Lugar común, lugar de todos
Enumeran
la corrupción, la ineficacia, la miseria y demás lugares comunes que
sirven para todo. Pero contra esta retahíla de naderías políticamente
correctas, como se sabe, casi todos los estudios de opinión decían que
Lula, el fundador de la corrupción sistémica en Brasil, patriarca de
Odebrecht, líder de un partido tradicional, barrería con apoyo masivo si
no lo impedía el Poder Judicial. A las mayorías esos pecados no les
molestaban demasiado y deseaban votar específicamente por ellos, lo que
deberían reflexionar los análisis tapa amarilla en los que el pueblo es
el verdugo republicano par excellance a nombre de la moral pública.
Las
posibilidades de Fernando Haddad no eran brillantes. Para adular a su
jefe, dijo que con el apoyo de Lula ganaría “hasta un poste”, lo que
ayuda a comprender por qué su gestión en la alcaldía de Río de Janeiro
fue gris. Sin embargo, el PT obtuvo la altísima votación de 45%. Parte
del país quería votar por el gran corrupto carismático y benefactor.

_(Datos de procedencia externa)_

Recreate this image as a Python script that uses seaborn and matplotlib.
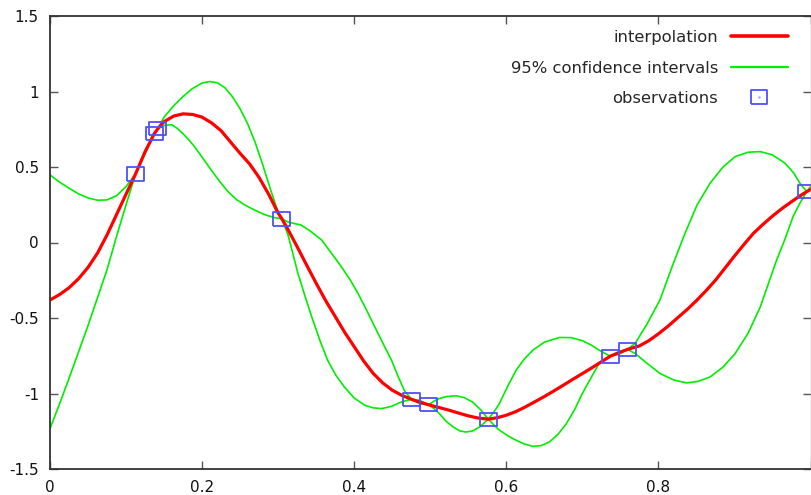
import matplotlib
matplotlib.use("Agg")
import matplotlib.pyplot as plt
import seaborn as sns
from matplotlib.lines import Line2D

# -----------------------------
# values
# -----------------------------
mean_x = [0, 0.0125, 0.025, 0.0375, 0.05, 0.0625, 0.075, 0.0875, 0.1, 0.1125, 0.125, 0.137,
          0.142, 0.15, 0.1625, 0.175, 0.1875, 0.2, 0.2125, 0.225, 0.2375, 0.25, 0.2625, 0.275,
          0.2875, 0.3, 0.305, 0.3125, 0.325, 0.3375, 0.35, 0.3625, 0.375, 0.3875, 0.4, 0.4125,
          0.425, 0.4375, 0.45, 0.4625, 0.475, 0.4865, 0.498, 0.5125, 0.525, 0.5375, 0.55,
          0.5625, 0.5765, 0.5875, 0.6, 0.6125, 0.625, 0.6375, 0.65, 0.6625, 0.675, 0.6875,
          0.7, 0.7125, 0.725, 0.7367, 0.748, 0.7594, 0.775, 0.7875, 0.8, 0.8125, 0.825,
          0.8375, 0.85, 0.8625, 0.875, 0.8875, 0.9, 0.9125, 0.925, 0.9375, 0.95, 0.9625,
          0.975, 0.985, 0.995, 1.0]
mean_y = [-0.381, -0.345, -0.30, -0.24, -0.165, -0.07, 0.05, 0.185, 0.32, 0.454, 0.60, 0.72,
          0.755, 0.80, 0.837, 0.852, 0.848, 0.83, 0.792, 0.74, 0.665, 0.59, 0.52, 0.43,
          0.32, 0.195, 0.156, 0.09, -0.028, -0.15, -0.27, -0.385, -0.49, -0.595, -0.69, -0.785,
          -0.867, -0.93, -0.978, -1.012, -1.038, -1.058, -1.075, -1.094, -1.111, -1.13, -1.148,
          -1.162, -1.17, -1.161, -1.144, -1.12, -1.089, -1.055, -1.02, -0.983, -0.945, -0.906,
          -0.868, -0.83, -0.79, -0.753, -0.73, -0.708, -0.685, -0.65, -0.605, -0.555, -0.50,
          -0.445, -0.385, -0.32, -0.25, -0.17, -0.09, -0.013, 0.061, 0.12, 0.175, 0.225,
          0.27, 0.305, 0.337, 0.35]

upper_x = [0, 0.0125, 0.025, 0.0375, 0.05, 0.0625, 0.075, 0.0875, 0.1, 0.1125, 0.125, 0.137,
           0.142, 0.15, 0.1625, 0.175, 0.1875, 0.2, 0.21, 0.22, 0.23, 0.24, 0.25, 0.26, 0.27,
           0.28, 0.29, 0.3, 0.305, 0.3125, 0.32, 0.33, 0.3425, 0.357, 0.37, 0.383, 0.395, 0.405,
           0.416, 0.427, 0.438, 0.449, 0.458, 0.466, 0.475, 0.4865, 0.498, 0.505, 0.512, 0.522,
           0.534, 0.545, 0.556, 0.567, 0.5765, 0.584, 0.591, 0.602, 0.613, 0.624, 0.635, 0.65,
           0.67, 0.685, 0.70, 0.712, 0.722, 0.7367, 0.748, 0.7594, 0.7695, 0.785, 0.802, 0.818,
           0.835, 0.851, 0.868, 0.885, 0.901, 0.918, 0.934, 0.95, 0.9665, 0.978, 0.986, 0.995, 1.0]
upper_y = [0.448, 0.40, 0.36, 0.322, 0.295, 0.28, 0.282, 0.31, 0.37, 0.454, 0.61, 0.72,
           0.755, 0.83, 0.905, 0.967, 1.02, 1.056, 1.066, 1.058, 1.025, 0.965, 0.885, 0.785, 0.66,
           0.51, 0.35, 0.2, 0.156, 0.137, 0.127, 0.116, 0.075, 0.017, -0.07, -0.16, -0.25, -0.337,
           -0.445, -0.558, -0.67, -0.779, -0.89, -0.98, -1.038, -1.046, -1.075, -1.05, -1.033, -1.02,
           -1.015, -1.028, -1.058, -1.111, -1.17, -1.12, -1.066, -0.95, -0.845, -0.77, -0.713, -0.66,
           -0.629, -0.63, -0.65, -0.68, -0.713, -0.753, -0.722, -0.708, -0.668, -0.54, -0.381, -0.16,
           0.061, 0.25, 0.393, 0.50, 0.569, 0.598, 0.602, 0.58, 0.525, 0.46, 0.393, 0.337, 0.352]

lower_x = [0, 0.0125, 0.025, 0.0375, 0.05, 0.0625, 0.075, 0.0875, 0.1, 0.1125, 0.125, 0.137,
           0.142, 0.15, 0.16, 0.1675, 0.175, 0.1825, 0.19, 0.2, 0.212, 0.223, 0.234, 0.245, 0.256,
           0.269, 0.282, 0.295, 0.305, 0.313, 0.326, 0.335, 0.344, 0.355, 0.365, 0.376, 0.387,
           0.4, 0.414, 0.425, 0.436, 0.449, 0.462, 0.475, 0.4865, 0.498, 0.505, 0.512, 0.521,
           0.530, 0.539, 0.547, 0.556, 0.565, 0.5765, 0.584, 0.591, 0.602, 0.613, 0.624, 0.635,
           0.646, 0.657, 0.668, 0.679, 0.69, 0.70, 0.711, 0.722, 0.7367, 0.748, 0.7594, 0.7695,
           0.785, 0.802, 0.82, 0.837, 0.852, 0.868, 0.885, 0.901, 0.918, 0.934, 0.9555, 0.967,
           0.977, 0.986, 0.995, 1.0]
lower_y = [-1.232, -1.07, -0.90, -0.725, -0.55, -0.365, -0.18, 0.04, 0.25, 0.454, 0.59, 0.72,
           0.755, 0.775, 0.78, 0.755, 0.72, 0.68, 0.635, 0.565, 0.48, 0.405, 0.337, 0.285, 0.249,
           0.215, 0.185, 0.165, 0.156, 0.05, -0.204, -0.35, -0.49, -0.65, -0.779, -0.88, -0.956,
           -1.03, -1.078, -1.095, -1.10, -1.085, -1.056, -1.038, -1.068, -1.075, -1.10, -1.133, -1.185,
           -1.221, -1.248, -1.255, -1.248, -1.221, -1.17, -1.21, -1.243, -1.28, -1.31, -1.335, -1.35,
           -1.345, -1.32, -1.27, -1.20, -1.105, -1.0, -0.90, -0.80, -0.753, -0.74, -0.708, -0.735,
           -0.80, -0.867, -0.91, -0.93, -0.92, -0.89, -0.825, -0.735, -0.60, -0.426, -0.116, 0.03,
           0.171, 0.26, 0.337, 0.37]

obs_x = [0.1125, 0.137, 0.142, 0.305, 0.475, 0.498, 0.5765, 0.7367, 0.7594, 0.995]
obs_y = [0.454, 0.72, 0.755, 0.156, -1.038, -1.075, -1.17, -0.753, -0.708, 0.337]

xticks = [0, 0.2, 0.4, 0.6, 0.8, 1.0]
xtick_labels = ['0', '0.2', '0.4', '0.6', '0.8', '']
yticks = [-1.5, -1, -0.5, 0, 0.5, 1, 1.5]
ytick_labels = ['-1.5', '-1', '-0.5', '0', '0.5', '1', '1.5']

labels = ['interpolation', '95% confidence intervals', 'observations']

RED = '#ff0000'
GREEN = '#00ee00'
BLUE = '#4f4fff'
AXIS = '#333333'

# -----------------------------
# plot
# -----------------------------
sns.set_style("ticks")
plt.rcParams['font.family'] = ['DejaVu Sans']

fig = plt.figure(figsize=(8.11, 4.95), dpi=100)
ax = fig.add_axes([50 / 811, 26 / 495, 760.5 / 811, 453 / 495])

sns.lineplot(x=upper_x, y=upper_y, ax=ax, color=GREEN, linewidth=1.2, sort=False, estimator=None)
sns.lineplot(x=lower_x, y=lower_y, ax=ax, color=GREEN, linewidth=1.2, sort=False, estimator=None)
sns.lineplot(x=mean_x, y=mean_y, ax=ax, color=RED, linewidth=2.3, sort=False, estimator=None)

# box marker, a bit wider than tall like the original
box = [(-1, -0.78), (1, -0.78), (1, 0.78), (-1, 0.78), (-1, -0.78)]
sns.scatterplot(x=obs_x, y=obs_y, ax=ax, marker=box, s=150, facecolor='none',
                edgecolor=BLUE, linewidth=1.3, zorder=5)

ax.set_xlim(0, 1)
ax.set_ylim(-1.5, 1.5)
ax.set_xticks(xticks)
ax.set_xticklabels(xtick_labels)
ax.set_yticks(yticks)
ax.set_yticklabels(ytick_labels)
ax.tick_params(direction='in', length=5.5, width=1, color='#555555', labelsize=11,
               top=True, right=True, pad=8, labelcolor='#111111')
for side in ['left', 'bottom', 'top']:
    ax.spines[side].set_color(AXIS)
    ax.spines[side].set_linewidth(1.3)
ax.spines['right'].set_color('#aaaaaa')
ax.spines['right'].set_linewidth(1)
ax.set_xlabel('')
ax.set_ylabel('')

h_red = Line2D([], [], color=RED, linewidth=2.6)
h_green = Line2D([], [], color=GREEN, linewidth=1.6)
h_box = Line2D([], [], linestyle='none', marker=box, markersize=12.2,
               markerfacecolor='none', markeredgecolor=BLUE, markeredgewidth=1.3)
h_dot = Line2D([], [], linestyle='none', marker='s', markersize=1.5,
               markerfacecolor='#9090ff', markeredgecolor='none')
ax.legend([h_red, h_green, (h_box, h_dot)], labels, loc='upper right',
          bbox_to_anchor=(738 / 760.5, 1 - 14 / 453), markerfirst=False, frameon=False,
          handlelength=3.5, handletextpad=0.75, labelspacing=0.95, borderpad=0,
          borderaxespad=0, numpoints=1, fontsize=11.8)

fig.savefig("out.png", dpi=100)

Como no lo tuvo sino a una especie de nulidad, escogen el punisher
que suena como potencial nuevo repartidor, el antisistema que demostró
repetidamente su carisma electo muchas veces como diputado y que en
2014, fue el candidato que recibió en Río la mayor votación al
Parlamento.
Un underdog como Haddad no
tenía vida entre las figuras tan fuertes de Lula y Bolsonaro, quien como
López Obrador, tiene por delante ejecutar o no los programas con los
que ganaron. Ambos son amenazas populistas, de izquierda o de derecha lo
mismo da, que pueden o no materializarse. Que dos países gigantes de
Latinoamérica estén a un paso de lo que vivió Venezuela, tiene que
mantenernos en ascuas. Si Bolsonaro intenta llevar adelante sus
prejuicios racistas y sus políticas del siglo XIX contra las mujeres,
los homosexuales y otras minorías, iniciará la desestabilización.
El otro es López Obrador
Igual que si López Obrador pretende avanzar con sus odios contra las clases medias proyankis,
los blancos, el Acuerdo de Libre Comercio con EEUU, la modernización,
los riquitos, las empresas privadas y todo lo que ha construido la
prosperidad de México. Estamos en la era Trump y por lo tanto la
extravagancia, la irracionalidad, la inmoderación, tienen papeles de
identidad en el mundo. Vargas Llosa dijo recientemente que era el
problema de tener un presidente tercermundista en Estados Unidos.
Hillary
le dio una paliza electoral, con casi tres millones de votos por
arriba, pero por razones técnicas él está en la presidencia. El único
estadista europeo occidental es la señora Merkel, mientras los líderes
en España se debaten entre quién es el más fiel plagiario o el mejor
agente de una amenaza revolucionaria. Rajoy se sumergió en el anonimato y
Felipe mejor si hiciera lo mismo. Un grupo de países latinoamericanos
se involucró en Venezuela con el fin de ayudarla a recuperar la
democracia y sacar a Maduro, asesorados por algunos dementes, y su
efecto fue contrario.
Contribuyeron a
desvalorizar el voto ante la ciudadanía y sumergieron a Venezuela en una
laguna Estigia, sin esperanza democrática visible, con una oposición
malherida. No existe ni vale la pena que exista unidad ni niño muerto,
ni puente ni túnel, que pasen por otro lugar que no sea la estrategia
democrática, constitucional, pacífica, negociada, cuyo centro sea la
recuperación del voto y reconstruir los partidos políticos. Hablar de
unidad fuera de eso, nos tiende a ubicar entre los parámetros
conceptuales de esa categoría analítica divulgada por Norkys Batista.